* _RECORDED DATA_
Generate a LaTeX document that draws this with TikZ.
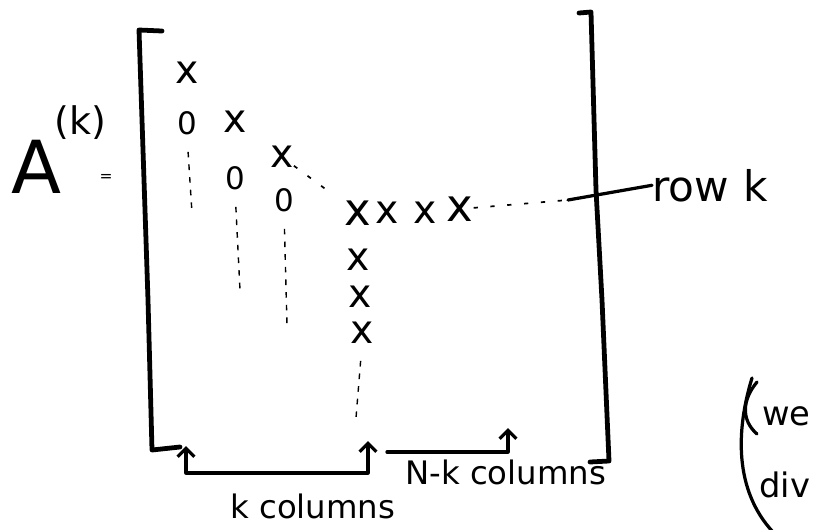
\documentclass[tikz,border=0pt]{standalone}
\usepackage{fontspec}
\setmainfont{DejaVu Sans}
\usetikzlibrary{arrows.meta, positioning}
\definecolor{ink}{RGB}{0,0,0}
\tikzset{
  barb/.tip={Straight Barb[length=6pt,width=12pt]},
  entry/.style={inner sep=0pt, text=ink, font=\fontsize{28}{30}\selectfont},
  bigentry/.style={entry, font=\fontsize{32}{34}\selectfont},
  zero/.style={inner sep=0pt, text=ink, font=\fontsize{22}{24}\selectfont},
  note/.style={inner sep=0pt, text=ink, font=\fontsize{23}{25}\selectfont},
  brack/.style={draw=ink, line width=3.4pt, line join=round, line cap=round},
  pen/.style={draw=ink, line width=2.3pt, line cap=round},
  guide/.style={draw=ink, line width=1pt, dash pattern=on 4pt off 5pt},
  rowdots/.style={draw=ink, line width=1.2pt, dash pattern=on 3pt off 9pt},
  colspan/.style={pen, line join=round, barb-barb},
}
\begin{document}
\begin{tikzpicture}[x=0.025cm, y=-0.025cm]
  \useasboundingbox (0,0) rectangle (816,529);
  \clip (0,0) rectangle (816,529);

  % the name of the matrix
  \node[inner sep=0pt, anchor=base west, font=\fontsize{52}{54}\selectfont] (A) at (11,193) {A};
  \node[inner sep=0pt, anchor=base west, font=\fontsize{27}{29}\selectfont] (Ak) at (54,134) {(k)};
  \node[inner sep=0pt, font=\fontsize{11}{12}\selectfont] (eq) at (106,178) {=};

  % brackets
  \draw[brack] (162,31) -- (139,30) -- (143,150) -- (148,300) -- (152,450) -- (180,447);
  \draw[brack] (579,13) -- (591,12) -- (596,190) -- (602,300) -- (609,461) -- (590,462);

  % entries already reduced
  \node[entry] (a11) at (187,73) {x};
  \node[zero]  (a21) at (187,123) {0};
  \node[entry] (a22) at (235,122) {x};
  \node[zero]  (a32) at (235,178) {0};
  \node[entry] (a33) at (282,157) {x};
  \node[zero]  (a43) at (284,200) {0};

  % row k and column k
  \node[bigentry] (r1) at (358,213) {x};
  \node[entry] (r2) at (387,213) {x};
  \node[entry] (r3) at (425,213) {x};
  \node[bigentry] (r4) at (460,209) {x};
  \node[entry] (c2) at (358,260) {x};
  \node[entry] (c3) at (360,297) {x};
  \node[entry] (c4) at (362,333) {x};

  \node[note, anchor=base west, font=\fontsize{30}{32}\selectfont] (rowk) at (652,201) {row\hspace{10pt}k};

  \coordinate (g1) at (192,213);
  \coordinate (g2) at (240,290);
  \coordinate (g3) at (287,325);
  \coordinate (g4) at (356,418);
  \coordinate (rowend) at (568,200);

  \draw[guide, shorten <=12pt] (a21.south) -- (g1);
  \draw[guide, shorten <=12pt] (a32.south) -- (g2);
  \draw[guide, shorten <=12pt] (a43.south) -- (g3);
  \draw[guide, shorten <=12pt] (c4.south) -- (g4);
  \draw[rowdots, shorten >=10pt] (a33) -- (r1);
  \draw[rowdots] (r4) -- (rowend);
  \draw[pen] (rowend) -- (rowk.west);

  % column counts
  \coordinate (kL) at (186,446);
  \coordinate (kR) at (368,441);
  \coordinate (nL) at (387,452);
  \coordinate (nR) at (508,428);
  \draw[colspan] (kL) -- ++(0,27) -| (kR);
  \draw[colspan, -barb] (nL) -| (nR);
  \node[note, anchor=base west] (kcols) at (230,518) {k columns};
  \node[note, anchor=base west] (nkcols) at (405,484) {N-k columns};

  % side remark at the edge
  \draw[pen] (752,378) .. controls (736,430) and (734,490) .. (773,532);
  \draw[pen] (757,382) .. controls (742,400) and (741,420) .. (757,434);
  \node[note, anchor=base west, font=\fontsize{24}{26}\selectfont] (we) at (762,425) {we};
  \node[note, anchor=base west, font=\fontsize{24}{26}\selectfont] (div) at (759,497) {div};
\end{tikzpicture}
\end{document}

* _WHAT YOU WILL DO_
Quote every line word for word and keep the images out of the copy.

* _ANSWER TO THIS TASK_
Generate a LaTeX document that draws this with TikZ.
\documentclass[tikz,border=0pt]{standalone}
\usepackage{fontspec}
\setmainfont{DejaVu Sans}
\usetikzlibrary{arrows.meta, positioning}
\definecolor{ink}{RGB}{0,0,0}
\tikzset{
  barb/.tip={Straight Barb[length=6pt,width=12pt]},
  entry/.style={inner sep=0pt, text=ink, font=\fontsize{28}{30}\selectfont},
  bigentry/.style={entry, font=\fontsize{32}{34}\selectfont},
  zero/.style={inner sep=0pt, text=ink, font=\fontsize{22}{24}\selectfont},
  note/.style={inner sep=0pt, text=ink, font=\fontsize{23}{25}\selectfont},
  brack/.style={draw=ink, line width=3.4pt, line join=round, line cap=round},
  pen/.style={draw=ink, line width=2.3pt, line cap=round},
  guide/.style={draw=ink, line width=1pt, dash pattern=on 4pt off 5pt},
  rowdots/.style={draw=ink, line width=1.2pt, dash pattern=on 3pt off 9pt},
  colspan/.style={pen, line join=round, barb-barb},
}
\begin{document}
\begin{tikzpicture}[x=0.025cm, y=-0.025cm]
  \useasboundingbox (0,0) rectangle (816,529);
  \clip (0,0) rectangle (816,529);

  % the name of the matrix
  \node[inner sep=0pt, anchor=base west, font=\fontsize{52}{54}\selectfont] (A) at (11,193) {A};
  \node[inner sep=0pt, anchor=base west, font=\fontsize{27}{29}\selectfont] (Ak) at (54,134) {(k)};
  \node[inner sep=0pt, font=\fontsize{11}{12}\selectfont] (eq) at (106,178) {=};

  % brackets
  \draw[brack] (162,31) -- (139,30) -- (143,150) -- (148,300) -- (152,450) -- (180,447);
  \draw[brack] (579,13) -- (591,12) -- (596,190) -- (602,300) -- (609,461) -- (590,462);

  % entries already reduced
  \node[entry] (a11) at (187,73) {x};
  \node[zero]  (a21) at (187,123) {0};
  \node[entry] (a22) at (235,122) {x};
  \node[zero]  (a32) at (235,178) {0};
  \node[entry] (a33) at (282,157) {x};
  \node[zero]  (a43) at (284,200) {0};

  % row k and column k
  \node[bigentry] (r1) at (358,213) {x};
  \node[entry] (r2) at (387,213) {x};
  \node[entry] (r3) at (425,213) {x};
  \node[bigentry] (r4) at (460,209) {x};
  \node[entry] (c2) at (358,260) {x};
  \node[entry] (c3) at (360,297) {x};
  \node[entry] (c4) at (362,333) {x};

  \node[note, anchor=base west, font=\fontsize{30}{32}\selectfont] (rowk) at (652,201) {row\hspace{10pt}k};

  \coordinate (g1) at (192,213);
  \coordinate (g2) at (240,290);
  \coordinate (g3) at (287,325);
  \coordinate (g4) at (356,418);
  \coordinate (rowend) at (568,200);

  \draw[guide, shorten <=12pt] (a21.south) -- (g1);
  \draw[guide, shorten <=12pt] (a32.south) -- (g2);
  \draw[guide, shorten <=12pt] (a43.south) -- (g3);
  \draw[guide, shorten <=12pt] (c4.south) -- (g4);
  \draw[rowdots, shorten >=10pt] (a33) -- (r1);
  \draw[rowdots] (r4) -- (rowend);
  \draw[pen] (rowend) -- (rowk.west);

  % column counts
  \coordinate (kL) at (186,446);
  \coordinate (kR) at (368,441);
  \coordinate (nL) at (387,452);
  \coordinate (nR) at (508,428);
  \draw[colspan] (kL) -- ++(0,27) -| (kR);
  \draw[colspan, -barb] (nL) -| (nR);
  \node[note, anchor=base west] (kcols) at (230,518) {k columns};
  \node[note, anchor=base west] (nkcols) at (405,484) {N-k columns};

  % side remark at the edge
  \draw[pen] (752,378) .. controls (736,430) and (734,490) .. (773,532);
  \draw[pen] (757,382) .. controls (742,400) and (741,420) .. (757,434);
  \node[note, anchor=base west, font=\fontsize{24}{26}\selectfont] (we) at (762,425) {we};
  \node[note, anchor=base west, font=\fontsize{24}{26}\selectfont] (div) at (759,497) {div};
\end{tikzpicture}
\end{document}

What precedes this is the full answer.